芭蕾舞蹈家谭元元曾表示,有一次演《奥赛罗》时脚踝受伤,是打了封闭才上台的。“如果没受过伤,你一定是外星人。”“芭蕾是一门残酷而美丽的艺术。”她说,为了展现一种极致的美,女舞者必须拼命踮起脚尖。
传统的足尖鞋艺术,因重于炫技与主客间的程式化表现,曾屡遭质疑与诟病,甚至有人以畸形和没落为之唱衰。毋庸讳言,艺术定式的确会衍生非正常的观演模式,这也是不争的事实。文明的进步,有赖多元文化的比较和鉴别。挖掘之,共享之,借鉴之,才能更好地推动变革性发展。
正如马修·伯恩舞团的名字——新冒险(New Adventures),新经典剧目的诞生,往往伴随着环生的险象。富有诚意的冒险总是值得的。对此,恩格斯一言以蔽之,“文化上的每一个进步,都是迈向自由的一步”。
由中芭制造到中芭创造
2024年12月5日,中芭携剧团经典之作玛卡洛娃版《天鹅湖》再度登台国家大剧院歌剧院,亮相“2024国家大剧院舞蹈节”。

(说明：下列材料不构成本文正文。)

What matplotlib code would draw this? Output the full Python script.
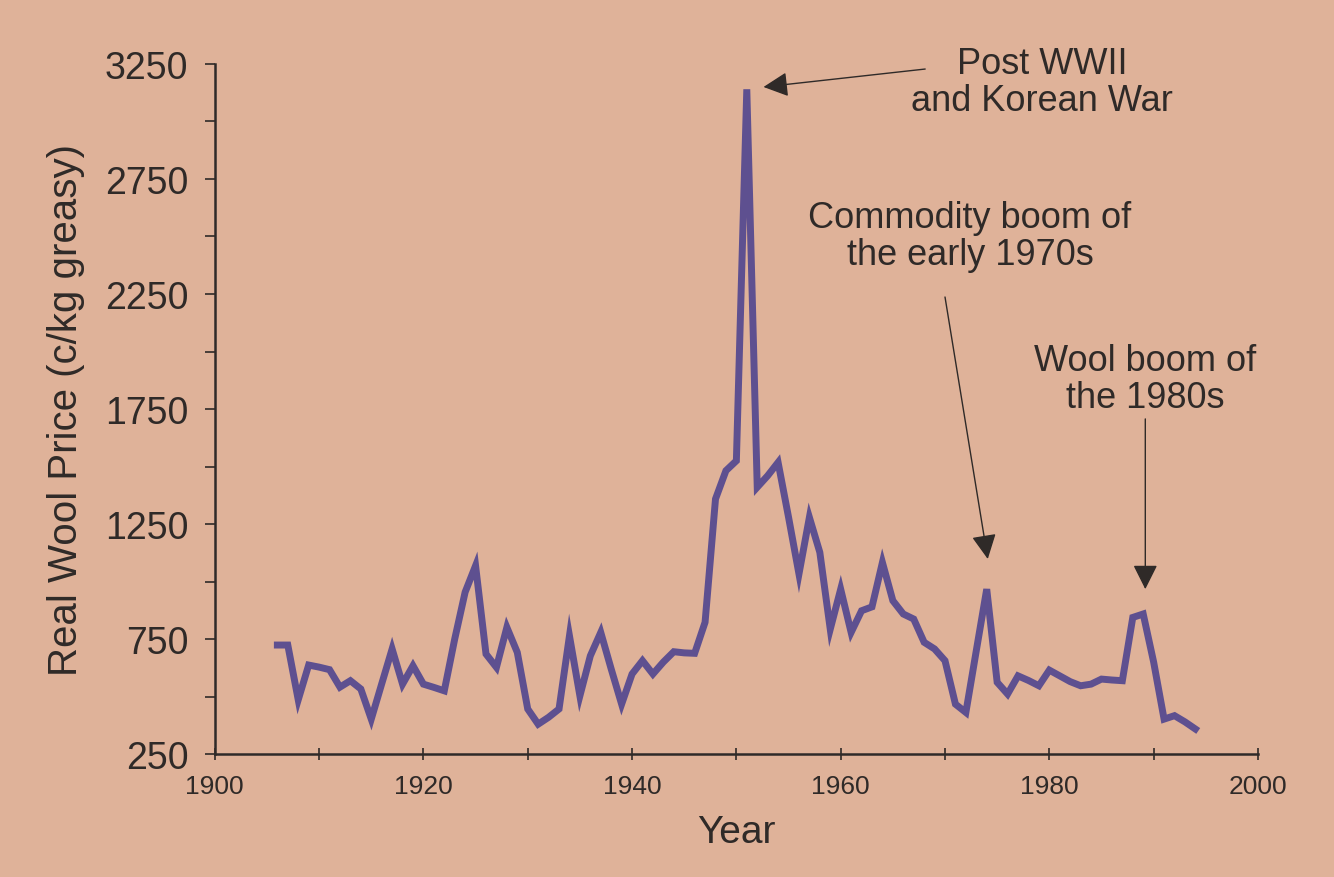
import matplotlib
matplotlib.use("Agg")
import matplotlib.pyplot as plt
from matplotlib.ticker import MultipleLocator

years = list(range(1906, 1995))
prices = [
    724, 724, 486, 637, 628, 617, 541, 569, 533, 402,   # 1906-1915
    555, 707, 554, 634, 554, 540, 525, 750, 954, 1069,  # 1916-1925
    685, 627, 801, 692, 446, 380, 410, 446, 764, 503,   # 1926-1935
    677, 779, 620, 467, 598, 656, 598, 650, 695, 690,   # 1936-1945
    688, 823, 1359, 1482, 1525, 3140, 1410, 1460, 1518, 1280,  # 1946-1955
    1033, 1279, 1127, 793, 967, 779, 873, 890, 1083, 917,      # 1956-1965
    859, 837, 736, 707, 656, 467, 431, 700, 967, 562,   # 1966-1975
    511, 590, 570, 547, 615, 590, 565, 547, 554, 576,   # 1976-1985
    572, 569, 844, 859, 650, 402, 417, 390, 359,        # 1986-1994
]

y_ticks = [250, 750, 1250, 1750, 2250, 2750, 3250]
x_ticks = [1900, 1920, 1940, 1960, 1980, 2000]

annotations = [
    ("Post WWII\nand Korean War", (1979.3, 3172), (1968.1, 3228), (1952.6, 3150)),
    ("Commodity boom of\nthe early 1970s", (1972.4, 2502), (1970.0, 2237), (1974.1, 1098)),
    ("Wool boom of\nthe 1980s", (1989.2, 1880), (1989.2, 1707), (1989.2, 967)),
]

bg = "#dfb299"
ink = "#2f2a28"
line_color = "#5e5090"

plt.rcParams['font.family'] = ['Liberation Sans', 'DejaVu Sans']

fig = plt.figure(figsize=(13.34, 8.78), dpi=100, facecolor=bg)
ax = fig.add_axes([0.161, 0.140, 0.782, 0.786])
ax.set_facecolor(bg)

ax.plot(years, prices, color=line_color, lw=5, solid_joinstyle='miter')

ax.set_xlim(1900, 2000)
ax.set_ylim(250, 3250)
ax.set_xticks(x_ticks)
ax.xaxis.set_minor_locator(MultipleLocator(10))
ax.set_yticks(y_ticks)
ax.yaxis.set_minor_locator(MultipleLocator(250))

for s in ['top', 'right']:
    ax.spines[s].set_visible(False)
for s in ['left', 'bottom']:
    ax.spines[s].set_color(ink)
    ax.spines[s].set_linewidth(1.8)

ax.tick_params(axis='y', which='both', direction='out', length=7, width=1.2,
               color=ink, labelsize=27, labelcolor=ink, pad=12)
ax.tick_params(axis='x', which='both', direction='inout', length=8, width=1.2,
               color=ink, labelsize=19, labelcolor=ink, pad=10)

ax.set_ylabel("Real Wool Price (c/kg greasy)", fontsize=29, color=ink, labelpad=14)
ax.set_xlabel("Year", fontsize=28, color=ink, labelpad=12)

for text, txy, tail, head in annotations:
    ax.text(txy[0], txy[1], text, ha='center', va='center', fontsize=26,
            color=ink, linespacing=1.05, clip_on=False)
    ax.annotate("", xy=head, xytext=tail,
                arrowprops=dict(arrowstyle='-|>', color=ink, lw=1.0,
                                mutation_scale=38, shrinkA=0, shrinkB=0),
                annotation_clip=False)

fig.savefig("out.png", dpi=100, facecolor=bg)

剧终公主与王子忠诚誓言、双双投湖自尽,但尾声又让二者在天堂得以重聚。
当年《天鹅湖》经典舞段的排演,堪称中芭“建团初期的基石”。建团65年来,中芭对于诸多经典剧目的排练演出,可谓积累有余,时有创新。第一代“中芭人”推出了让国人引以为傲的舞剧《红色娘子军》。其“对打”借助了京剧范式,演员赴山西大同体验生活,打靶操练夜行军,是下基层经历过实实在在生活洗礼的作品。中芭的交响芭蕾《黄河》,常使观众热泪盈眶。
中芭剧目从早先请电影导演张艺谋执导,朱妍、张剑等主演的芭蕾舞剧《大红灯笼高高挂》,到芭蕾舞剧《敦煌》《红楼梦》等,堪称东西方艺术融合的有益尝试。然而惊艳之余,何以尚觉惊喜不足,看着不过瘾?是否过于拘泥原著,创意有失保守?无论如何,在主旨深入人心与彰显时代精神上,中芭引进、复排,尤其是创作的作品,其美学追求似乎仍有原地“挥鞭转”之嫌。英国伯明翰皇家芭蕾舞团艺术总监大卫·宾特利也曾提出建议,认为中国编导应重视音乐,应从音乐上找灵感、找故事、找突破。
是中芭制造,还是中芭创造,这是个问题。